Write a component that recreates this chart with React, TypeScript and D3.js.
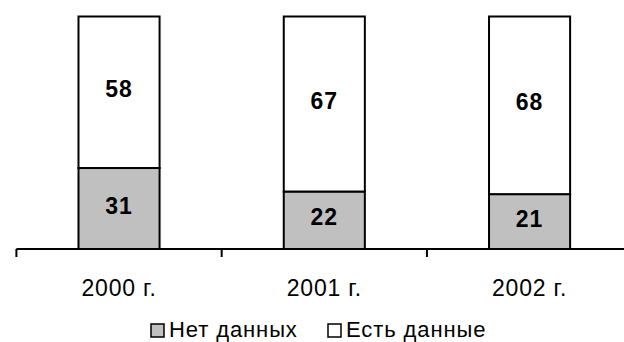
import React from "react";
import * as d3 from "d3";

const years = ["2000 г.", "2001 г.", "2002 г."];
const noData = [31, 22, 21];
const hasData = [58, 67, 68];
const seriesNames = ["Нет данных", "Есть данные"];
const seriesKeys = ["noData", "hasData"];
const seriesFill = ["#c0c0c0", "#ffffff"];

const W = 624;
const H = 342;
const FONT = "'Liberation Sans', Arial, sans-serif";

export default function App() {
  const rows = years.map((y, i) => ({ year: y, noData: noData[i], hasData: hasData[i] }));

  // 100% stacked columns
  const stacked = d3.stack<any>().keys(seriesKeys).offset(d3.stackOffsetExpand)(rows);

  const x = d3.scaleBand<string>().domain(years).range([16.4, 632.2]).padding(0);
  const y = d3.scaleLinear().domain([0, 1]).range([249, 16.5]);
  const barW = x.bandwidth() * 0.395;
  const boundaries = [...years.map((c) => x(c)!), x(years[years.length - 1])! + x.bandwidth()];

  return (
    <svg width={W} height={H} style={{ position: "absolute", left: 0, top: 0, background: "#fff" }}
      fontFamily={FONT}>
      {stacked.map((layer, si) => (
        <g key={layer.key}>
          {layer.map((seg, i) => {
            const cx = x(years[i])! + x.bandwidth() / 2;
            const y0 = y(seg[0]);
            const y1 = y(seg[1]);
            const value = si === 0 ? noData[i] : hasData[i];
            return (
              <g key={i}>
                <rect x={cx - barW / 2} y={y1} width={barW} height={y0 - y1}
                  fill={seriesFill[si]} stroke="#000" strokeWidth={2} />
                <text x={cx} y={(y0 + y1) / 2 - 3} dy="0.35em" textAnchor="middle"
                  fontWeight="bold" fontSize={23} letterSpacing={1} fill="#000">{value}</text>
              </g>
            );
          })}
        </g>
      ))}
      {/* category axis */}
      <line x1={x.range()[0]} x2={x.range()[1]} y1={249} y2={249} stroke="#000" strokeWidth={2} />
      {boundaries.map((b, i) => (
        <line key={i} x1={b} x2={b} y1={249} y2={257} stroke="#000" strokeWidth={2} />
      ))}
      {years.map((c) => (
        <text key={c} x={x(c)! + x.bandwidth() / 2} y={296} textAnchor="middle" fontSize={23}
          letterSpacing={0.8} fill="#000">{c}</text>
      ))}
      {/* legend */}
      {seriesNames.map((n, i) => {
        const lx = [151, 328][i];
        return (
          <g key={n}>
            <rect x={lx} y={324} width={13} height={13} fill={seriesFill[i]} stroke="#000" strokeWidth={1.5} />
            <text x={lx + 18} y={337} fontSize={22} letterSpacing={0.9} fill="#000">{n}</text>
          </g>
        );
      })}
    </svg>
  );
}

···

_GIVEN TASK_
Repeat the material above verbatim, with no pictures in the output.

_OUTPUT OF THE EXERCISE_
Write a component that recreates this chart with React, TypeScript and D3.js.
import React from "react";
import * as d3 from "d3";

const years = ["2000 г.", "2001 г.", "2002 г."];
const noData = [31, 22, 21];
const hasData = [58, 67, 68];
const seriesNames = ["Нет данных", "Есть данные"];
const seriesKeys = ["noData", "hasData"];
const seriesFill = ["#c0c0c0", "#ffffff"];

const W = 624;
const H = 342;
const FONT = "'Liberation Sans', Arial, sans-serif";

export default function App() {
  const rows = years.map((y, i) => ({ year: y, noData: noData[i], hasData: hasData[i] }));

  // 100% stacked columns
  const stacked = d3.stack<any>().keys(seriesKeys).offset(d3.stackOffsetExpand)(rows);

  const x = d3.scaleBand<string>().domain(years).range([16.4, 632.2]).padding(0);
  const y = d3.scaleLinear().domain([0, 1]).range([249, 16.5]);
  const barW = x.bandwidth() * 0.395;
  const boundaries = [...years.map((c) => x(c)!), x(years[years.length - 1])! + x.bandwidth()];

  return (
    <svg width={W} height={H} style={{ position: "absolute", left: 0, top: 0, background: "#fff" }}
      fontFamily={FONT}>
      {stacked.map((layer, si) => (
        <g key={layer.key}>
          {layer.map((seg, i) => {
            const cx = x(years[i])! + x.bandwidth() / 2;
            const y0 = y(seg[0]);
            const y1 = y(seg[1]);
            const value = si === 0 ? noData[i] : hasData[i];
            return (
              <g key={i}>
                <rect x={cx - barW / 2} y={y1} width={barW} height={y0 - y1}
                  fill={seriesFill[si]} stroke="#000" strokeWidth={2} />
                <text x={cx} y={(y0 + y1) / 2 - 3} dy="0.35em" textAnchor="middle"
                  fontWeight="bold" fontSize={23} letterSpacing={1} fill="#000">{value}</text>
              </g>
            );
          })}
        </g>
      ))}
      {/* category axis */}
      <line x1={x.range()[0]} x2={x.range()[1]} y1={249} y2={249} stroke="#000" strokeWidth={2} />
      {boundaries.map((b, i) => (
        <line key={i} x1={b} x2={b} y1={249} y2={257} stroke="#000" strokeWidth={2} />
      ))}
      {years.map((c) => (
        <text key={c} x={x(c)! + x.bandwidth() / 2} y={296} textAnchor="middle" fontSize={23}
          letterSpacing={0.8} fill="#000">{c}</text>
      ))}
      {/* legend */}
      {seriesNames.map((n, i) => {
        const lx = [151, 328][i];
        return (
          <g key={n}>
            <rect x={lx} y={324} width={13} height={13} fill={seriesFill[i]} stroke="#000" strokeWidth={1.5} />
            <text x={lx + 18} y={337} fontSize={22} letterSpacing={0.9} fill="#000">{n}</text>
          </g>
        );
      })}
    </svg>
  );
}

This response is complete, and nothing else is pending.